Retype the whole listing, please, keeping every line exact and dropping the pictures.

————

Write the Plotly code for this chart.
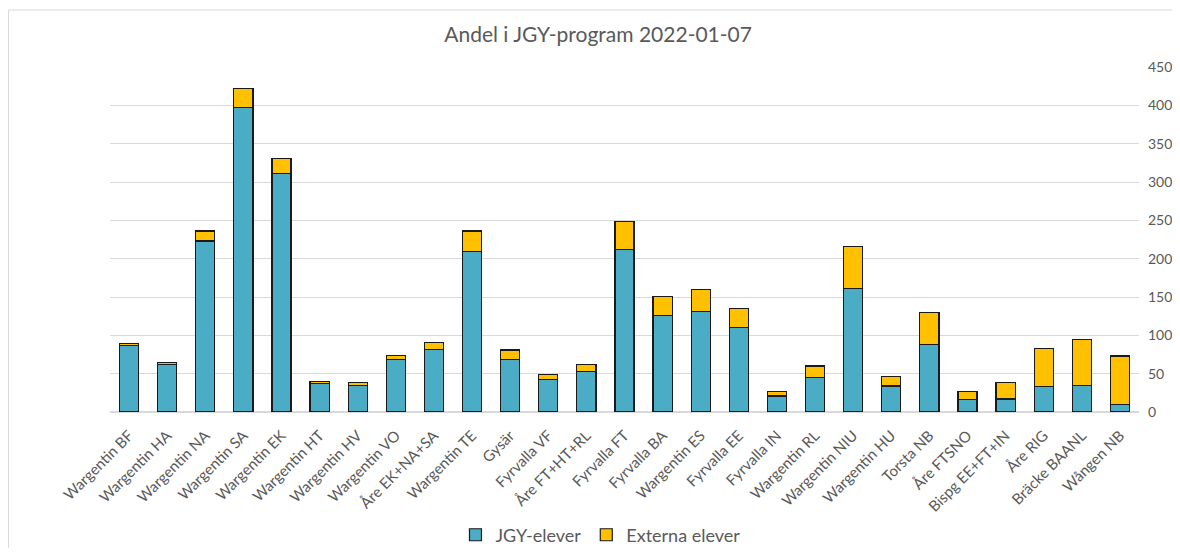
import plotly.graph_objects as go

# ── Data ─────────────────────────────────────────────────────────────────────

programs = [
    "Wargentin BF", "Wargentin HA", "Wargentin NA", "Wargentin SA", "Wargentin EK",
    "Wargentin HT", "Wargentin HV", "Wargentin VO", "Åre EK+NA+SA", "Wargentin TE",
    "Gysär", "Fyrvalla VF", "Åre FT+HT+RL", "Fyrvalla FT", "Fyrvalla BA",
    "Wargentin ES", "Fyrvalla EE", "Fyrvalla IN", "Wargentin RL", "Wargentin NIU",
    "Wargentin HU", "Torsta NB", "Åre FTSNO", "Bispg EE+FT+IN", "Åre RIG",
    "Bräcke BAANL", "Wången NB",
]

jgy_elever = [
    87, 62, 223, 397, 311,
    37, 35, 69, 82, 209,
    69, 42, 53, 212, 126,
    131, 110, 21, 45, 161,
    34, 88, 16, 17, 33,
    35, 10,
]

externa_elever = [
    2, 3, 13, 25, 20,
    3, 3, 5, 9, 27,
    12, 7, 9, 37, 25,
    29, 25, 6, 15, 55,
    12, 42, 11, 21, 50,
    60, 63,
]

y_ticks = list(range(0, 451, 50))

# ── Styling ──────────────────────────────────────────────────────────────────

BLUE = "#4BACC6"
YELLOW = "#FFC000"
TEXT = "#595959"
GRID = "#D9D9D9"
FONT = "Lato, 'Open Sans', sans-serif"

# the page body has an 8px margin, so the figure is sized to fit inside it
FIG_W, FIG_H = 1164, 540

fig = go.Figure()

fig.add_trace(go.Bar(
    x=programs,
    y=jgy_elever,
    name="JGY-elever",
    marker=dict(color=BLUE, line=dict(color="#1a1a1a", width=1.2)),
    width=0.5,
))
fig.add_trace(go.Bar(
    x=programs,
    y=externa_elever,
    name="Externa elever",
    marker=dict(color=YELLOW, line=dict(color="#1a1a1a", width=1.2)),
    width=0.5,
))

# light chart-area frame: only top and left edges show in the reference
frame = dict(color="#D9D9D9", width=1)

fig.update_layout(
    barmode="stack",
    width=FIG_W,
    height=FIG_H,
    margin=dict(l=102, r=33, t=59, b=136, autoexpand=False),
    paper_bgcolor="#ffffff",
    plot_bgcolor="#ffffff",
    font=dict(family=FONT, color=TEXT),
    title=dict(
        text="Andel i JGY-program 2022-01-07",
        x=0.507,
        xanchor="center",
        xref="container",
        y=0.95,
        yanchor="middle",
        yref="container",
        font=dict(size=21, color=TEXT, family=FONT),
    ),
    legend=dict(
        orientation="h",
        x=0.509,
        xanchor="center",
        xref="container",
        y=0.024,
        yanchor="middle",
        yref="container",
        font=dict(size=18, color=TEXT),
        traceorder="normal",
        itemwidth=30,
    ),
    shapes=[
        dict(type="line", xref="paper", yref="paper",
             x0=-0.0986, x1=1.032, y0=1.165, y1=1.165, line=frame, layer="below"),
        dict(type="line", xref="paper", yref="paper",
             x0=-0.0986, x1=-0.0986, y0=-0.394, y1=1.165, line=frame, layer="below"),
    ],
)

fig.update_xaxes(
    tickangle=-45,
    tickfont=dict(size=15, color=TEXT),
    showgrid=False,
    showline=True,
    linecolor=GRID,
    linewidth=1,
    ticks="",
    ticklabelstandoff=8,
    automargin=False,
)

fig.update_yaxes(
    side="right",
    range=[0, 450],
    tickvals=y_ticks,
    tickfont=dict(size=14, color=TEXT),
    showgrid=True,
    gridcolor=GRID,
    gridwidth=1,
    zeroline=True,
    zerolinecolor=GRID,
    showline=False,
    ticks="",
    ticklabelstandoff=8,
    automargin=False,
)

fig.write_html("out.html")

————

_OUTPUT FOR THIS EXERCISE:_
Write the Plotly code for this chart.
import plotly.graph_objects as go

# ── Data ─────────────────────────────────────────────────────────────────────

programs = [
    "Wargentin BF", "Wargentin HA", "Wargentin NA", "Wargentin SA", "Wargentin EK",
    "Wargentin HT", "Wargentin HV", "Wargentin VO", "Åre EK+NA+SA", "Wargentin TE",
    "Gysär", "Fyrvalla VF", "Åre FT+HT+RL", "Fyrvalla FT", "Fyrvalla BA",
    "Wargentin ES", "Fyrvalla EE", "Fyrvalla IN", "Wargentin RL", "Wargentin NIU",
    "Wargentin HU", "Torsta NB", "Åre FTSNO", "Bispg EE+FT+IN", "Åre RIG",
    "Bräcke BAANL", "Wången NB",
]

jgy_elever = [
    87, 62, 223, 397, 311,
    37, 35, 69, 82, 209,
    69, 42, 53, 212, 126,
    131, 110, 21, 45, 161,
    34, 88, 16, 17, 33,
    35, 10,
]

externa_elever = [
    2, 3, 13, 25, 20,
    3, 3, 5, 9, 27,
    12, 7, 9, 37, 25,
    29, 25, 6, 15, 55,
    12, 42, 11, 21, 50,
    60, 63,
]

y_ticks = list(range(0, 451, 50))

# ── Styling ──────────────────────────────────────────────────────────────────

BLUE = "#4BACC6"
YELLOW = "#FFC000"
TEXT = "#595959"
GRID = "#D9D9D9"
FONT = "Lato, 'Open Sans', sans-serif"

# the page body has an 8px margin, so the figure is sized to fit inside it
FIG_W, FIG_H = 1164, 540

fig = go.Figure()

fig.add_trace(go.Bar(
    x=programs,
    y=jgy_elever,
    name="JGY-elever",
    marker=dict(color=BLUE, line=dict(color="#1a1a1a", width=1.2)),
    width=0.5,
))
fig.add_trace(go.Bar(
    x=programs,
    y=externa_elever,
    name="Externa elever",
    marker=dict(color=YELLOW, line=dict(color="#1a1a1a", width=1.2)),
    width=0.5,
))

# light chart-area frame: only top and left edges show in the reference
frame = dict(color="#D9D9D9", width=1)

fig.update_layout(
    barmode="stack",
    width=FIG_W,
    height=FIG_H,
    margin=dict(l=102, r=33, t=59, b=136, autoexpand=False),
    paper_bgcolor="#ffffff",
    plot_bgcolor="#ffffff",
    font=dict(family=FONT, color=TEXT),
    title=dict(
        text="Andel i JGY-program 2022-01-07",
        x=0.507,
        xanchor="center",
        xref="container",
        y=0.95,
        yanchor="middle",
        yref="container",
        font=dict(size=21, color=TEXT, family=FONT),
    ),
    legend=dict(
        orientation="h",
        x=0.509,
        xanchor="center",
        xref="container",
        y=0.024,
        yanchor="middle",
        yref="container",
        font=dict(size=18, color=TEXT),
        traceorder="normal",
        itemwidth=30,
    ),
    shapes=[
        dict(type="line", xref="paper", yref="paper",
             x0=-0.0986, x1=1.032, y0=1.165, y1=1.165, line=frame, layer="below"),
        dict(type="line", xref="paper", yref="paper",
             x0=-0.0986, x1=-0.0986, y0=-0.394, y1=1.165, line=frame, layer="below"),
    ],
)

fig.update_xaxes(
    tickangle=-45,
    tickfont=dict(size=15, color=TEXT),
    showgrid=False,
    showline=True,
    linecolor=GRID,
    linewidth=1,
    ticks="",
    ticklabelstandoff=8,
    automargin=False,
)

fig.update_yaxes(
    side="right",
    range=[0, 450],
    tickvals=y_ticks,
    tickfont=dict(size=14, color=TEXT),
    showgrid=True,
    gridcolor=GRID,
    gridwidth=1,
    zeroline=True,
    zerolinecolor=GRID,
    showline=False,
    ticks="",
    ticklabelstandoff=8,
    automargin=False,
)

fig.write_html("out.html")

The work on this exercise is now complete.